Luckily, it hasn't reached the surface too frequently, but I need to be aware of it. That's why I'm writing about it now. A reminder to keep striving for a balanced life and to not take life too drastically serious.

Friday, May 16, 2008

What?

So, I'm taking the bus now because I'm such a good citizen, and because it's just cheaper than the weekly fill-up. Anyhoo... after my long day of work and three hour exam taking, I take the 7:06pm bus home (because I'm a baller like that, uh, uh). When we hit the first stop light, the bus started to stall out and then did. She started it right up and we're like,

"Say, "hey mr. driverman...don't be slow,
'cause i got somewhere i gotta go."
Say, "hey mr. driverman...drive that thing fast,
My precious time keeps slippin' past.

(If you remember that song, you're rad by the way)

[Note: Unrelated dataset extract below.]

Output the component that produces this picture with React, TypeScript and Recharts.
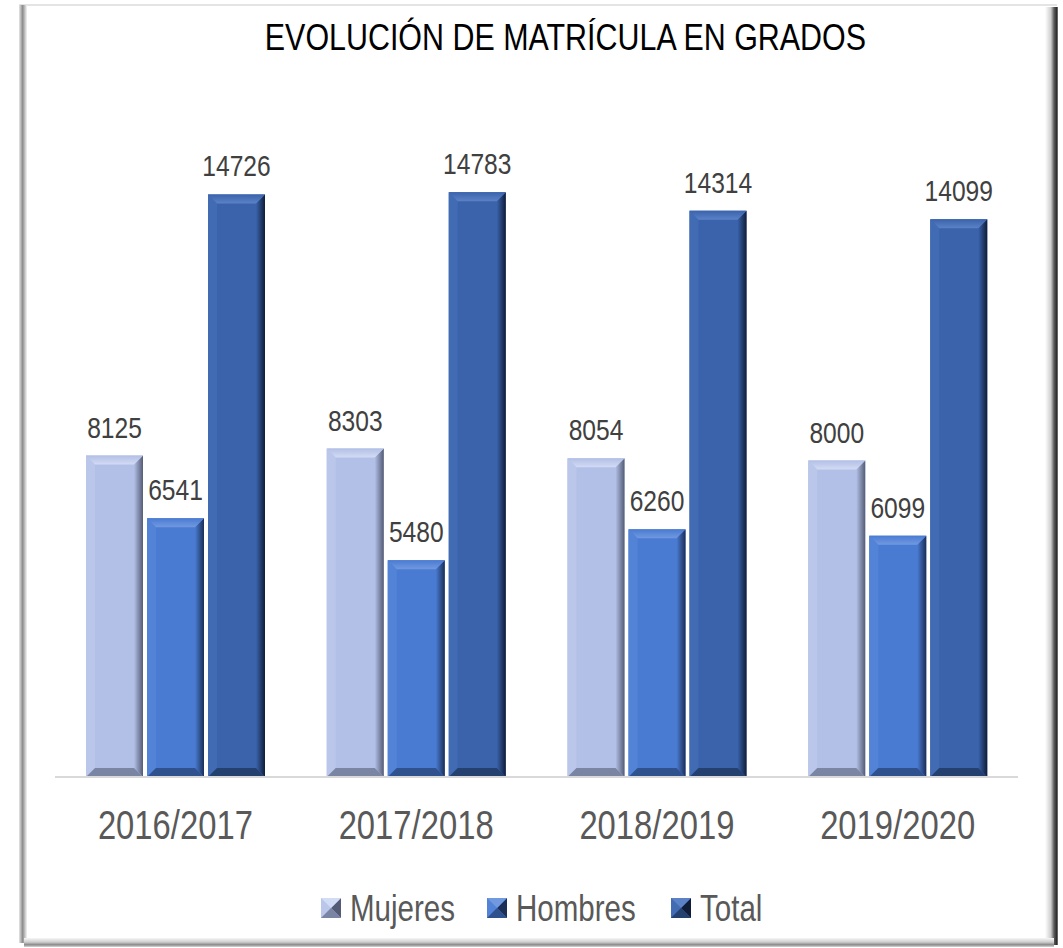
import React from 'react';
import { BarChart, Bar, XAxis, YAxis, Legend, LabelList } from 'recharts';

const years = ['2016/2017', '2017/2018', '2018/2019', '2019/2020'];
const mujeres = [8125, 8303, 8054, 8000];
const hombres = [6541, 5480, 6260, 6099];
const total = [14726, 14783, 14314, 14099];

const seriesNames = ['Mujeres', 'Hombres', 'Total'];

const data = years.map((year, i) => ({
  year,
  Mujeres: mujeres[i],
  Hombres: hombres[i],
  Total: total[i],
}));

// no narrow font installed, so Liberation Sans gets squeezed horizontally
const FONT = "'Liberation Sans', Arial, sans-serif";
const NARROW = 0.82;

// colours for each bevelled bar: face, top, left, right (dark), bottom
const palette: Record<string, { face: string; top: string; left: string; right: string; bottom: string }> = {
  Mujeres: { face: '#b2bfe6', top: '#d3dcf5', left: '#bac6ea', right: '#545c75', bottom: '#7a84a3' },
  Hombres: { face: '#4a7bd2', top: '#7199e0', left: '#5283d6', right: '#1b2f57', bottom: '#2f528f' },
  Total: { face: '#3a63ac', top: '#5b82c6', left: '#416bb3', right: '#0f1d38', bottom: '#24406f' },
};

function bevelShape(name: string) {
  const c = palette[name];
  return (props: any) => {
    const { x, y, width: w, height: h } = props;
    if (!h || h <= 0) return null;
    const b = Math.min(9, w / 4, h / 3);
    const gid = `grad-${name}`;
    const tid = `tgrad-${name}`;
    return (
      <g>
        <defs>
          <linearGradient id={gid} x1="0" y1="0" x2="1" y2="0">
            <stop offset="0" stopColor={c.face} />
            <stop offset="1" stopColor={c.right} />
          </linearGradient>
          <linearGradient id={tid} x1="0" y1="0" x2="0" y2="1">
            <stop offset="0" stopColor={c.face} />
            <stop offset="1" stopColor={c.top} />
          </linearGradient>
        </defs>
        <rect x={x} y={y} width={w} height={h} fill={c.face} />
        <polygon points={`${x},${y} ${x + b},${y + b} ${x + b},${y + h - b} ${x},${y + h}`} fill={c.left} />
        <polygon
          points={`${x + w},${y} ${x + w},${y + h} ${x + w - b},${y + h - b} ${x + w - b},${y + b}`}
          fill={`url(#${gid})`}
        />
        <polygon points={`${x},${y + h} ${x + w},${y + h} ${x + w - b},${y + h - b} ${x + b},${y + h - b}`} fill={c.bottom} />
        <polygon points={`${x},${y} ${x + w},${y} ${x + w - b},${y + b} ${x + b},${y + b}`} fill={`url(#${tid})`} />
      </g>
    );
  };
}

function YearTick(props: any) {
  const { x, y, payload } = props;
  return (
    <g transform={`translate(${x},${y})`}>
      <text
        transform={`scale(${NARROW},1)`}
        textAnchor="middle"
        dy="0.71em"
        fontSize={40}
        fill="#595959"
        fontFamily={FONT}
      >
        {payload.value}
      </text>
    </g>
  );
}

function ValueLabel(props: any) {
  const { x, y, width, value } = props;
  return (
    <g transform={`translate(${x + width / 2},${y - 18})`}>
      <text transform={`scale(${NARROW},1)`} textAnchor="middle" fontSize={30} fill="#404040" fontFamily={FONT}>
        {value}
      </text>
    </g>
  );
}

function LegendIcon({ name }: { name: string }) {
  const c = palette[name];
  const s = 20;
  return (
    <svg width={s} height={s} style={{ display: 'block' }}>
      <rect x={0} y={0} width={s} height={s} fill={c.face} />
      <polygon points={`0,0 ${s / 2},${s / 2} 0,${s}`} fill={c.left} />
      <polygon points={`${s},0 ${s},${s} ${s / 2},${s / 2}`} fill={c.right} />
      <polygon points={`0,${s} ${s},${s} ${s / 2},${s / 2}`} fill={c.bottom} />
      <polygon points={`0,0 ${s},0 ${s / 2},${s / 2}`} fill={c.top} />
    </svg>
  );
}

const legendTextWidth: Record<string, number> = { Mujeres: 106, Hombres: 124, Total: 66 };

function renderLegend() {
  return (
    <div
      style={{
        height: 40,
        display: 'flex',
        justifyContent: 'center',
        alignItems: 'center',
        paddingLeft: 14,
        fontFamily: FONT,
        fontSize: 36,
        color: '#595959',
      }}
    >
      {seriesNames.map((n, i) => (
        <div key={n} style={{ display: 'flex', alignItems: 'center', marginLeft: i === 0 ? 0 : 31 }}>
          <LegendIcon name={n} />
          <div style={{ marginLeft: 9, width: legendTextWidth[n], height: 40, whiteSpace: 'nowrap' }}>
            <span
              style={{
                display: 'inline-block',
                lineHeight: '40px',
                transform: `scaleX(${NARROW})`,
                transformOrigin: 'left center',
              }}
            >
              {n}
            </span>
          </div>
        </div>
      ))}
    </div>
  );
}

function Frame() {
  return (
    <>
      <div style={{ position: 'absolute', left: 19, top: 4, width: 1038, height: 2, background: '#e4e4e4' }} />
      <div
        style={{
          position: 'absolute',
          left: 19,
          top: 5,
          width: 8,
          height: 938,
          background: 'linear-gradient(to right, #e6e6e6, #8c8c8c 45%, #cfcfcf 80%, #f4f4f4)',
        }}
      />
      <div
        style={{
          position: 'absolute',
          left: 1045,
          top: 7,
          width: 13,
          height: 938,
          background: 'linear-gradient(to right, #ffffff, #cfcfcf 45%, #5a5a5a 70%, #2b2b2b 90%, #8a8a8a)',
        }}
      />
      <div
        style={{
          position: 'absolute',
          left: 24,
          top: 938,
          width: 1030,
          height: 9,
          background: 'linear-gradient(to bottom, #f6f6f6, #cfcfcf 45%, #8a8a8a 75%, #d8d8d8)',
        }}
      />
    </>
  );
}

export default function App() {
  return (
    <div style={{ position: 'absolute', left: 0, top: 0, width: 1063, height: 948, background: '#fff' }}>
      <Frame />
      <div
        style={{
          position: 'absolute',
          left: 0,
          width: 1131,
          top: 14,
          textAlign: 'center',
          fontFamily: FONT,
          fontSize: 36,
          lineHeight: '48px',
          color: '#000',
          transform: 'scaleX(0.845)',
          transformOrigin: '565px 0',
          whiteSpace: 'nowrap',
        }}
      >
        EVOLUCIÓN DE MATRÍCULA EN GRADOS
      </div>
      <div style={{ position: 'absolute', left: 0, top: 0 }}>
        <BarChart
          width={1063}
          height={948}
          data={data}
          margin={{ top: 144, right: 45, left: 55, bottom: 20 }}
          barSize={57}
          barGap={4}
        >
          <XAxis
            dataKey="year"
            axisLine={{ stroke: '#d9d9d9', strokeWidth: 2 }}
            tickLine={false}
            tickSize={0}
            tickMargin={34}
            height={111}
            interval={0}
            tick={<YearTick />}
          />
          <YAxis hide domain={[0, 16000]} />
          <Legend verticalAlign="bottom" content={renderLegend} />
          {seriesNames.map((n) => (
            <Bar key={n} dataKey={n} name={n} fill={palette[n].face} shape={bevelShape(n)} isAnimationActive={false}>
              <LabelList dataKey={n} position="top" content={<ValueLabel />} />
            </Bar>
          ))}
        </BarChart>
      </div>
    </div>
  );
}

After picking up some kids from Hawaii that ALWAYS have ukulele in hand, (I know this because they are my hero's on campus that serenade students as we walk into the library) we make it to the next intersection. They're still jamming out on the ukulele as we stall out again. This time the bus won't start. The bus broke down. I'm thinking how ironic this is because usually this is something I would fear most while driving my car, but apparently the bus breaks down too.

I walk home and continue to encounter massive randomness, while embracing suburbia.